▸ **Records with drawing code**
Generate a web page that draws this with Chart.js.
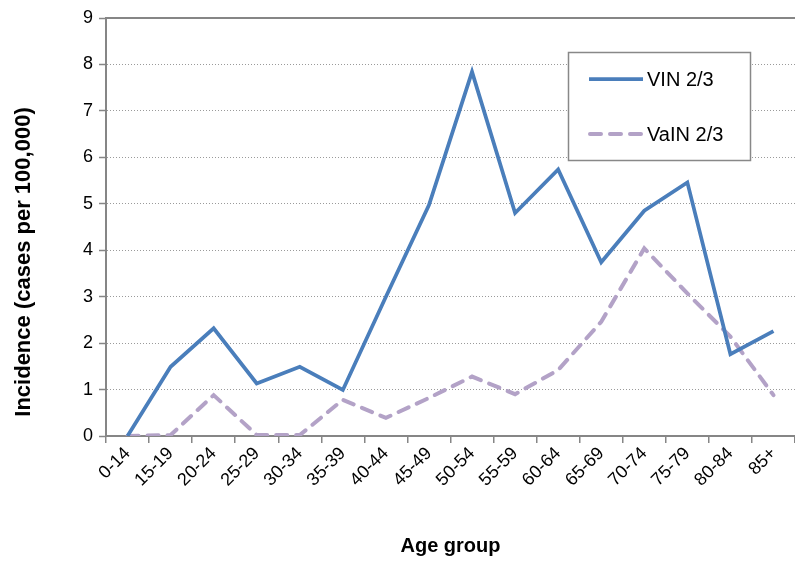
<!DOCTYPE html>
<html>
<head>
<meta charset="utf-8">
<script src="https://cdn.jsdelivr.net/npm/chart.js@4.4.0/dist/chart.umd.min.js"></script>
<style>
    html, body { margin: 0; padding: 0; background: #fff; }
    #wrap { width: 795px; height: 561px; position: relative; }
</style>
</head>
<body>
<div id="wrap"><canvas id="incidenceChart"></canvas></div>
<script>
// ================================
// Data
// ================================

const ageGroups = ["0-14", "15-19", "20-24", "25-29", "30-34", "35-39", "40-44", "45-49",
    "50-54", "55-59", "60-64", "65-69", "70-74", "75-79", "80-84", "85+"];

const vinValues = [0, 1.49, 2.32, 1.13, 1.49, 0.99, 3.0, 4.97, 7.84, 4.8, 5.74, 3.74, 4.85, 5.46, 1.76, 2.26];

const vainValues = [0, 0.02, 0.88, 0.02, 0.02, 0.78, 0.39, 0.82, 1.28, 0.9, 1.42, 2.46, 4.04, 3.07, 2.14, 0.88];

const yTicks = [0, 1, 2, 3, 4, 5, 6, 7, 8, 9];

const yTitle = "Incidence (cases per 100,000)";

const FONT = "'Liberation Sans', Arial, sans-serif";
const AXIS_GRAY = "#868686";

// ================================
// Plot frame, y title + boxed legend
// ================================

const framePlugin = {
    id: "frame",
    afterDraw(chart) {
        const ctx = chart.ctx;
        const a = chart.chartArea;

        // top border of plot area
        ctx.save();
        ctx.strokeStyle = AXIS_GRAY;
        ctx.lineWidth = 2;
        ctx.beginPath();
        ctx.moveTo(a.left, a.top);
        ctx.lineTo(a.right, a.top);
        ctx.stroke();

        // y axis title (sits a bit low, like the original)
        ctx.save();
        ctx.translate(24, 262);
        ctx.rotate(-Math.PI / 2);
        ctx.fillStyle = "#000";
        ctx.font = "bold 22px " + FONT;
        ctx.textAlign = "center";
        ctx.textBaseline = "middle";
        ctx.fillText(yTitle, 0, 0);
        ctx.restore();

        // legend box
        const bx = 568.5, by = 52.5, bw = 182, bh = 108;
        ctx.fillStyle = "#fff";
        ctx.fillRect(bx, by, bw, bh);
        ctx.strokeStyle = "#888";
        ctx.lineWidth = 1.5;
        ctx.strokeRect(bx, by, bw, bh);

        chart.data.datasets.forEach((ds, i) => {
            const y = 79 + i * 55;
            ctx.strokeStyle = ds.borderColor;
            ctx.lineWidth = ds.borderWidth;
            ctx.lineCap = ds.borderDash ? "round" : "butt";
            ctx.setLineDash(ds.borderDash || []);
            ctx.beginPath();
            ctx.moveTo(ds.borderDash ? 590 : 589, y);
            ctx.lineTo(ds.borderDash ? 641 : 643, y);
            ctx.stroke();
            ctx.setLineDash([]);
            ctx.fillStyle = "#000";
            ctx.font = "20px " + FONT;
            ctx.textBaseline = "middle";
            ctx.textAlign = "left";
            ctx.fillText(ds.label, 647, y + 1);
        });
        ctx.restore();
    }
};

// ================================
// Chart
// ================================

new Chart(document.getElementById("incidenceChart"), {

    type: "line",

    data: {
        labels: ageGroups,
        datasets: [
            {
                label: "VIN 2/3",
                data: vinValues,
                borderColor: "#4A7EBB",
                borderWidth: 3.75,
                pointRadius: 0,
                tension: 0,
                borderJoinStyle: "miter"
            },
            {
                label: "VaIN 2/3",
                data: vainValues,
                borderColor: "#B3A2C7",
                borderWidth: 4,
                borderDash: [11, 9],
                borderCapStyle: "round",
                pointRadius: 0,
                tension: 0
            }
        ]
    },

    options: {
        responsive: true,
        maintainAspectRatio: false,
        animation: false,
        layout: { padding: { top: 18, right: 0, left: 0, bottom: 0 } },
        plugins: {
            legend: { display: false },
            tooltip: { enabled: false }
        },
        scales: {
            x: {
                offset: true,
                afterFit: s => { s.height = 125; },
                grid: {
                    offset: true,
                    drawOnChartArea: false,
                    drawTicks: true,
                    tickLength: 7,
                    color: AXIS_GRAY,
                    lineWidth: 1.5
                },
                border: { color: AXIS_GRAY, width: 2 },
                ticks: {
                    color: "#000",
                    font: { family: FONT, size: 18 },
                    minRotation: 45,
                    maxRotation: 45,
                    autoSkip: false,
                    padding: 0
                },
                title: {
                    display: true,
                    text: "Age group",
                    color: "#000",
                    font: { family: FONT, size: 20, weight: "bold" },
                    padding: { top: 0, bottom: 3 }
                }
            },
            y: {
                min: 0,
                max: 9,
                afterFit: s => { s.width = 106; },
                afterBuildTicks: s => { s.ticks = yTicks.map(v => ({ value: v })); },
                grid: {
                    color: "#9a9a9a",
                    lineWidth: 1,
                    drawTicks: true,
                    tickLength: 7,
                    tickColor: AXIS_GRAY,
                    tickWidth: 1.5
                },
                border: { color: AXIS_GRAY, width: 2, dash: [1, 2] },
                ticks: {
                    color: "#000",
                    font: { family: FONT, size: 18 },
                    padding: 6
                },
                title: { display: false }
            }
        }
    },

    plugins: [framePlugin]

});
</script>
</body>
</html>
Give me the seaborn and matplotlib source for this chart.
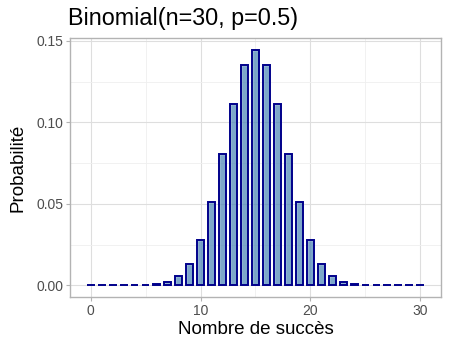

▸ **TASK PROMPT**
Copy every line of the data that holds the string "this".

▸ **EXPECTED OUTPUT**
Generate a web page that draws this with Chart.js.
Give me the seaborn and matplotlib source for this chart.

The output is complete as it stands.